Though he had welcomed Mancini’s departure, by October, Hart’s form had fallen apart to the extent that after a 2-1 defeat at Stamford Bridge, his dropping felt like a mercy killing. Nevertheless, Hart was grateful that Pellegrini did not criticise him in public, talked to him when he was on the sidelines and was true to his word that he would be ‘rested’ rather than dropped. His fingertip save from Steven Naismith in the  3-2 win at Everton was the kind that wins championships.

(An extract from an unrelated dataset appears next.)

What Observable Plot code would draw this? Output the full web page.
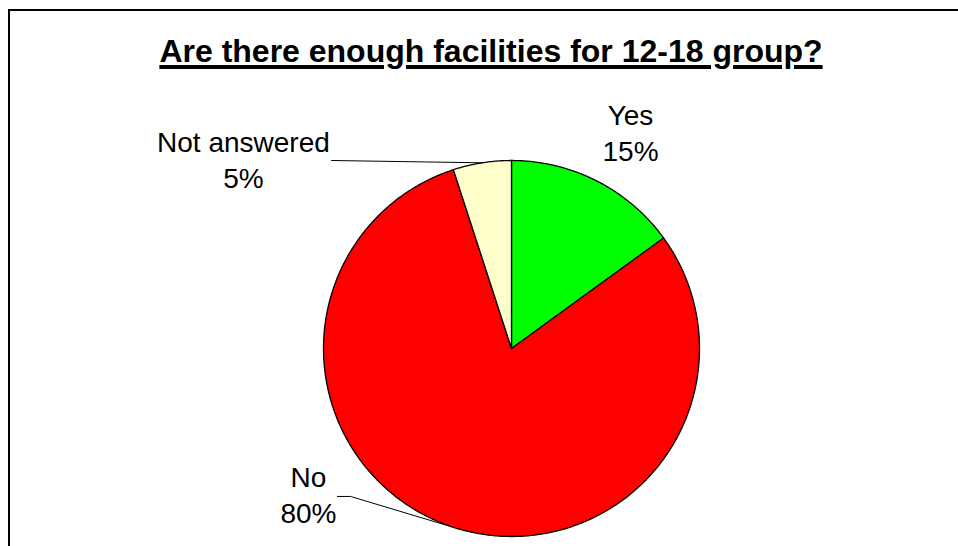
<!DOCTYPE html>
<html><head><meta charset="utf-8">
<script src="https://cdn.jsdelivr.net/npm/d3@7"></script>
<script src="https://cdn.jsdelivr.net/npm/@observablehq/plot@0.6"></script>
<style>
html,body{margin:0;padding:0;background:#fff;}
#wrap{position:relative;width:958px;height:546px;overflow:hidden;font-family:Arial,"Liberation Sans",sans-serif;}
#frame{position:absolute;left:8px;top:9px;width:1000px;height:600px;border-top:2px solid #000;border-left:2px solid #000;}
#title{position:absolute;left:0;top:35px;width:982px;text-align:center;font-weight:bold;font-size:32px;line-height:1;color:#000;text-decoration:underline;text-decoration-thickness:4px;text-underline-offset:3px;}
#chart{position:absolute;left:0;top:80px;}
</style></head><body>
<div id="wrap"><div id="frame"></div><div id="title">Are there enough facilities for 12-18 group?</div><div id="chart"></div></div>
<script>
const categories = ["Yes", "No", "Not answered"];
const values = [15, 80, 5];
const percentLabels = ["15%", "80%", "5%"];
const colors = ["#00FF00", "#FF0000", "#FFFFCC"];
// label layout in unit-radius coordinates (as placed in the original)
const labelX = [0.633, -1.080, -1.426];
const labelY = [1.154, -0.771, 1.011];
const leaderStarts = [null, [[-0.926, -0.787], [-0.856, -0.787]], [[-0.957, 1.0]]];

const arcs = d3.pie().sort(null).value(d => d)(values);

const marks = [];
arcs.forEach((a, i) => {
  const pts = [{x: 0, y: 0}];
  const n = Math.max(2, Math.ceil((a.endAngle - a.startAngle) / (Math.PI / 360)));
  for (let k = 0; k <= n; k++) {
    const t = a.startAngle + (a.endAngle - a.startAngle) * k / n;
    pts.push({x: Math.sin(t), y: Math.cos(t)});
  }
  pts.push({x: 0, y: 0});
  marks.push(Plot.line(pts, {x: "x", y: "y", fill: colors[i], stroke: "#000", strokeWidth: 1.3, strokeLinejoin: "round", curve: "linear"}));
});

arcs.forEach((a, i) => {
  if (!leaderStarts[i]) return;
  const mid = (a.startAngle + a.endAngle) / 2;
  const pts = leaderStarts[i].map(([x, y]) => ({x, y}));
  pts.push({x: Math.sin(mid), y: Math.cos(mid)});
  marks.push(Plot.line(pts, {x: "x", y: "y", stroke: "#000", strokeWidth: 1, curve: "linear"}));
});

const labels = categories.map((c, i) => ({x: labelX[i], y: labelY[i], text: c + "\n" + percentLabels[i]}));
marks.push(Plot.text(labels, {x: "x", y: "y", text: "text", fontSize: 28, lineHeight: 1.286, fill: "#000", textAnchor: "middle"}));

const cx = 511, cy = 268, r = 188;
const chart = Plot.plot({
  width: 958,
  height: 466,
  margin: 0,
  style: {fontFamily: "Arial, 'Liberation Sans', sans-serif", background: "transparent", overflow: "visible"},
  x: {domain: [-1, 1], range: [cx - r, cx + r], axis: null},
  y: {domain: [-1, 1], range: [cy + r, cy - r], axis: null},
  marks
});
document.getElementById("chart").appendChild(chart);
</script>
</body></html>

Mancini had never told reporters he wanted to punch Hart in the same way he told them he had wanted to punch Nasri. Then the boy from Marseilles was a mess, so wound up by his failures with France and in the Premier League that he could not bring himself to discuss it with his agent, much less his parents.

In November, sitting in the press room at the Etihad Stadium, he compared Pellegrini’s man-management style to that of Arsène Wenger. “In the end, I decided to talk to the people I love, to smile and do what I do best – which is to play football.”

He was fortunate in that Pellegrini’s philosophy favoured playmakers and big centre forwards. Had it not, no amount of talks would have kept Dzeko in Manchester.

Pellegrini is not one for great phrases or dressing-room rhetoric. His is a different type of leadership. The late Tony Benn said: “When the best leader’s work is done, people turn round and say: ‘we did it ourselves’.” That is the story of City in 2014. They did it themselves.